If Moeller's appeal is unsuccessful, he would have to leave by 2010. He said that Lukas was aware of the visa difficulties and that it was best for the family to leave well before the deadline.

An appeal could take six months to hear. Others who have appealed in similar cases have had permanent residency granted by the minister.

John Brumby, who as premier of the state of Victoria is Moeller's employer, has spoken to Moeller and promised to lobby Immigration Minister Chris Evans on his behalf.

"It's a matter of urgency that we get this issue looked into," Brumby said. "We're doing everything we can do to see Dr. Moeller and his family stay in Horsham."

Rural Doctors Association President Nola Maxfield said that Evans should overturn the decision immediately rather than waiting to act until the outcome of the appeal is known.

"Overseas-trained doctors should get all the gratitude and support we can offer, because without them the pressure on the health system would be enormous," she said.

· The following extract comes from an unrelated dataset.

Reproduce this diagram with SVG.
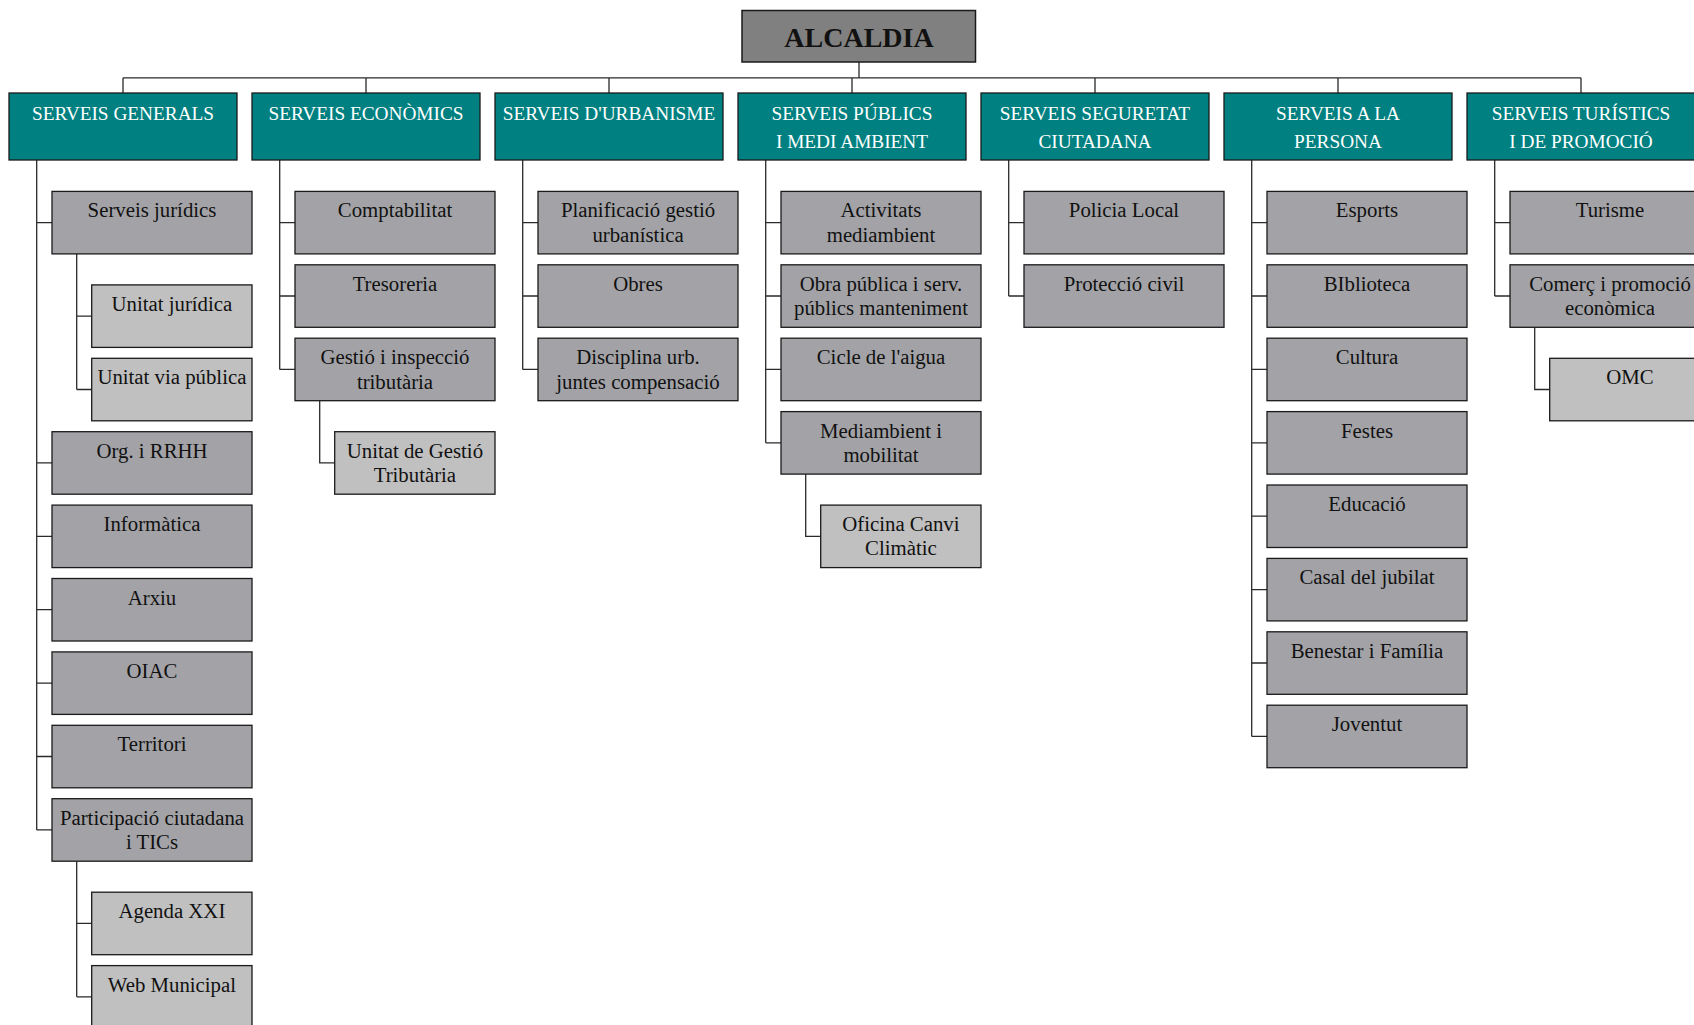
<svg xmlns="http://www.w3.org/2000/svg" width="1694" height="1025" viewBox="0 0 1694 1025">
<style>
  .top rect{fill:#808080;stroke:#1a1a1a;stroke-width:1.5}
  .hdr rect{fill:#008080;stroke:#1a1a1a;stroke-width:1.3}
  .sub rect{fill:#a3a3a7;stroke:#1a1a1a;stroke-width:1.3}
  .ss rect{fill:#c0c0c0;stroke:#1a1a1a;stroke-width:1.3}
  text{font-family:"Liberation Serif","DejaVu Serif",serif;text-anchor:middle}
  .hdr text{fill:#ffffff;font-size:19.3px}
  .sub text,.ss text{fill:#111111;font-size:20.8px}
  .top text{fill:#111111;font-size:28px;font-weight:bold}
  #connectors path{fill:none;stroke:#2a2a2a;stroke-width:1.3}
</style>
<rect width="1694" height="1025" fill="#ffffff"/>
<g id="connectors">
  <path d="M859 62 V77.8 M123 77.8 H1581 M123 77.8 V93 M366 77.8 V93 M609 77.8 V93 M852 77.8 V93 M1095 77.8 V93 M1338 77.8 V93 M1581 77.8 V93"/>
  <!-- col 0 -->
  <path d="M36.7 160 V829.9 M36.7 222.6 H52 M36.7 462.9 H52 M36.7 536.3 H52 M36.7 609.7 H52 M36.7 683.1 H52 M36.7 756.5 H52 M36.7 829.9 H52"/>
  <path d="M76.7 253.9 V389.5 M76.7 316.1 H91.7 M76.7 389.5 H91.7"/>
  <path d="M76.7 861.2 V996.8 M76.7 923.4 H91.7 M76.7 996.8 H91.7"/>
  <!-- col 1 -->
  <path d="M279.7 160 V369.4 M279.7 222.6 H295 M279.7 296 H295 M279.7 369.4 H295"/>
  <path d="M319.7 400.7 V462.9 H334.7"/>
  <!-- col 2 -->
  <path d="M522.7 160 V369.4 M522.7 222.6 H538 M522.7 296 H538 M522.7 369.4 H538"/>
  <!-- col 3 -->
  <path d="M765.7 160 V442.8 M765.7 222.6 H781 M765.7 296 H781 M765.7 369.4 H781 M765.7 442.8 H781"/>
  <path d="M805.7 474.1 V536.3 H820.7"/>
  <!-- col 4 -->
  <path d="M1008.7 160 V296 M1008.7 222.6 H1024 M1008.7 296 H1024"/>
  <!-- col 5 -->
  <path d="M1251.7 160 V736.4 M1251.7 222.6 H1267 M1251.7 296 H1267 M1251.7 369.4 H1267 M1251.7 442.8 H1267 M1251.7 516.2 H1267 M1251.7 589.6 H1267 M1251.7 663 H1267 M1251.7 736.4 H1267"/>
  <!-- col 6 -->
  <path d="M1494.7 160 V296 M1494.7 222.6 H1510 M1494.7 296 H1510"/>
  <path d="M1534.7 327.3 V389.5 H1549.7"/>
</g>

<g id="alcaldia" class="top"><rect x="742" y="10.5" width="233.5" height="51.5"/><text x="859" y="47">ALCALDIA</text></g>

<g id="h-generals" class="hdr"><rect x="9" y="93" width="228" height="67"/><text x="123" y="120">SERVEIS GENERALS</text></g>
<g id="h-economics" class="hdr"><rect x="252" y="93" width="228" height="67"/><text x="366" y="120">SERVEIS ECONÒMICS</text></g>
<g id="h-urbanisme" class="hdr"><rect x="495" y="93" width="228" height="67"/><text x="609" y="120">SERVEIS D'URBANISME</text></g>
<g id="h-publics" class="hdr"><rect x="738" y="93" width="228" height="67"/><text x="852" y="120">SERVEIS PÚBLICS</text><text x="852" y="148">I MEDI AMBIENT</text></g>
<g id="h-seguretat" class="hdr"><rect x="981" y="93" width="228" height="67"/><text x="1095" y="120">SERVEIS SEGURETAT</text><text x="1095" y="148">CIUTADANA</text></g>
<g id="h-persona" class="hdr"><rect x="1224" y="93" width="228" height="67"/><text x="1338" y="120">SERVEIS A LA</text><text x="1338" y="148">PERSONA</text></g>
<g id="h-turistics" class="hdr"><rect x="1467" y="93" width="228" height="67"/><text x="1581" y="120">SERVEIS TURÍSTICS</text><text x="1581" y="148">I DE PROMOCIÓ</text></g>

<!-- col 0 -->
<g id="serveis-juridics" class="sub"><rect x="52" y="191.4" width="200" height="62.5"/><text x="152" y="217.4">Serveis jurídics</text></g>
<g id="unitat-juridica" class="ss"><rect x="91.7" y="284.9" width="160.3" height="62.5"/><text x="171.9" y="310.9">Unitat jurídica</text></g>
<g id="unitat-via-publica" class="ss"><rect x="91.7" y="358.3" width="160.3" height="62.5"/><text x="171.9" y="384.3">Unitat via pública</text></g>
<g id="org-rrhh" class="sub"><rect x="52" y="431.7" width="200" height="62.5"/><text x="152" y="457.7">Org. i RRHH</text></g>
<g id="informatica" class="sub"><rect x="52" y="505.1" width="200" height="62.5"/><text x="152" y="531.1">Informàtica</text></g>
<g id="arxiu" class="sub"><rect x="52" y="578.5" width="200" height="62.5"/><text x="152" y="604.5">Arxiu</text></g>
<g id="oiac" class="sub"><rect x="52" y="651.9" width="200" height="62.5"/><text x="152" y="677.9">OIAC</text></g>
<g id="territori" class="sub"><rect x="52" y="725.3" width="200" height="62.5"/><text x="152" y="751.3">Territori</text></g>
<g id="participacio" class="sub"><rect x="52" y="798.7" width="200" height="62.5"/><text x="152" y="824.7">Participació ciutadana</text><text x="152" y="849">i TICs</text></g>
<g id="agenda-xxi" class="ss"><rect x="91.7" y="892.2" width="160.3" height="62.5"/><text x="171.9" y="918.2">Agenda XXI</text></g>
<g id="web-municipal" class="ss"><rect x="91.7" y="965.6" width="160.3" height="62.5"/><text x="171.9" y="991.6">Web Municipal</text></g>

<!-- col 1 -->
<g id="comptabilitat" class="sub"><rect x="295" y="191.4" width="200" height="62.5"/><text x="395" y="217.4">Comptabilitat</text></g>
<g id="tresoreria" class="sub"><rect x="295" y="264.8" width="200" height="62.5"/><text x="395" y="290.8">Tresoreria</text></g>
<g id="gestio-inspeccio" class="sub"><rect x="295" y="338.2" width="200" height="62.5"/><text x="395" y="364.2">Gestió i inspecció</text><text x="395" y="388.5">tributària</text></g>
<g id="unitat-gestio-tributaria" class="ss"><rect x="334.7" y="431.7" width="160.3" height="62.5"/><text x="414.9" y="457.7">Unitat de Gestió</text><text x="414.9" y="482">Tributària</text></g>

<!-- col 2 -->
<g id="planificacio" class="sub"><rect x="538" y="191.4" width="200" height="62.5"/><text x="638" y="217.4">Planificació gestió</text><text x="638" y="241.7">urbanística</text></g>
<g id="obres" class="sub"><rect x="538" y="264.8" width="200" height="62.5"/><text x="638" y="290.8">Obres</text></g>
<g id="disciplina" class="sub"><rect x="538" y="338.2" width="200" height="62.5"/><text x="638" y="364.2">Disciplina urb.</text><text x="638" y="388.5">juntes compensació</text></g>

<!-- col 3 -->
<g id="activitats" class="sub"><rect x="781" y="191.4" width="200" height="62.5"/><text x="881" y="217.4">Activitats</text><text x="881" y="241.7">mediambient</text></g>
<g id="obra-publica" class="sub"><rect x="781" y="264.8" width="200" height="62.5"/><text x="881" y="290.8">Obra pública i serv.</text><text x="881" y="315.1">públics manteniment</text></g>
<g id="cicle-aigua" class="sub"><rect x="781" y="338.2" width="200" height="62.5"/><text x="881" y="364.2">Cicle de l'aigua</text></g>
<g id="mediambient-mobilitat" class="sub"><rect x="781" y="411.6" width="200" height="62.5"/><text x="881" y="437.6">Mediambient i</text><text x="881" y="461.9">mobilitat</text></g>
<g id="oficina-canvi-climatic" class="ss"><rect x="820.7" y="505.1" width="160.3" height="62.5"/><text x="900.9" y="531.1">Oficina Canvi</text><text x="900.9" y="555.4">Climàtic</text></g>

<!-- col 4 -->
<g id="policia-local" class="sub"><rect x="1024" y="191.4" width="200" height="62.5"/><text x="1124" y="217.4">Policia Local</text></g>
<g id="proteccio-civil" class="sub"><rect x="1024" y="264.8" width="200" height="62.5"/><text x="1124" y="290.8">Protecció civil</text></g>

<!-- col 5 -->
<g id="esports" class="sub"><rect x="1267" y="191.4" width="200" height="62.5"/><text x="1367" y="217.4">Esports</text></g>
<g id="biblioteca" class="sub"><rect x="1267" y="264.8" width="200" height="62.5"/><text x="1367" y="290.8">BIblioteca</text></g>
<g id="cultura" class="sub"><rect x="1267" y="338.2" width="200" height="62.5"/><text x="1367" y="364.2">Cultura</text></g>
<g id="festes" class="sub"><rect x="1267" y="411.6" width="200" height="62.5"/><text x="1367" y="437.6">Festes</text></g>
<g id="educacio" class="sub"><rect x="1267" y="485" width="200" height="62.5"/><text x="1367" y="511">Educació</text></g>
<g id="casal-jubilat" class="sub"><rect x="1267" y="558.4" width="200" height="62.5"/><text x="1367" y="584.4">Casal del jubilat</text></g>
<g id="benestar-familia" class="sub"><rect x="1267" y="631.8" width="200" height="62.5"/><text x="1367" y="657.8">Benestar i Família</text></g>
<g id="joventut" class="sub"><rect x="1267" y="705.2" width="200" height="62.5"/><text x="1367" y="731.2">Joventut</text></g>

<!-- col 6 -->
<g id="turisme" class="sub"><rect x="1510" y="191.4" width="200" height="62.5"/><text x="1610" y="217.4">Turisme</text></g>
<g id="comerc-promocio" class="sub"><rect x="1510" y="264.8" width="200" height="62.5"/><text x="1610" y="290.8">Comerç i promoció</text><text x="1610" y="315.1">econòmica</text></g>
<g id="omc" class="ss"><rect x="1549.7" y="358.3" width="160.3" height="62.5"/><text x="1629.9" y="384.3">OMC</text></g>
</svg>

Politicians: appeal should be fast-tracked

John Forrest, the member of parliament for Horsham, has joined calls for the appeals process to be fast-tracked to ensure Moeller is not lost to Horsham.

Human Rights Commissioner Graeme Innes is lobbying on Moeller's behalf, arguing that the law must be changed to remove the ability of the government to discriminate against people with disabilities in visa cases.

"The Moeller case is by no means the first time this situation has come up, and I don't expect it to be the last, which is why a change in the law is necessary," Innes said.

According to the Immigration Department ruling, the potential cost of care for Lukas "would be several hundred thousand dollars over his lifetime."

Moeller has disputed this, saying Lukas attends a mainstream school, that the family is ready to cover any additional cost, and that as a well-qualified professional in high demand he is unlikely to face unemployment.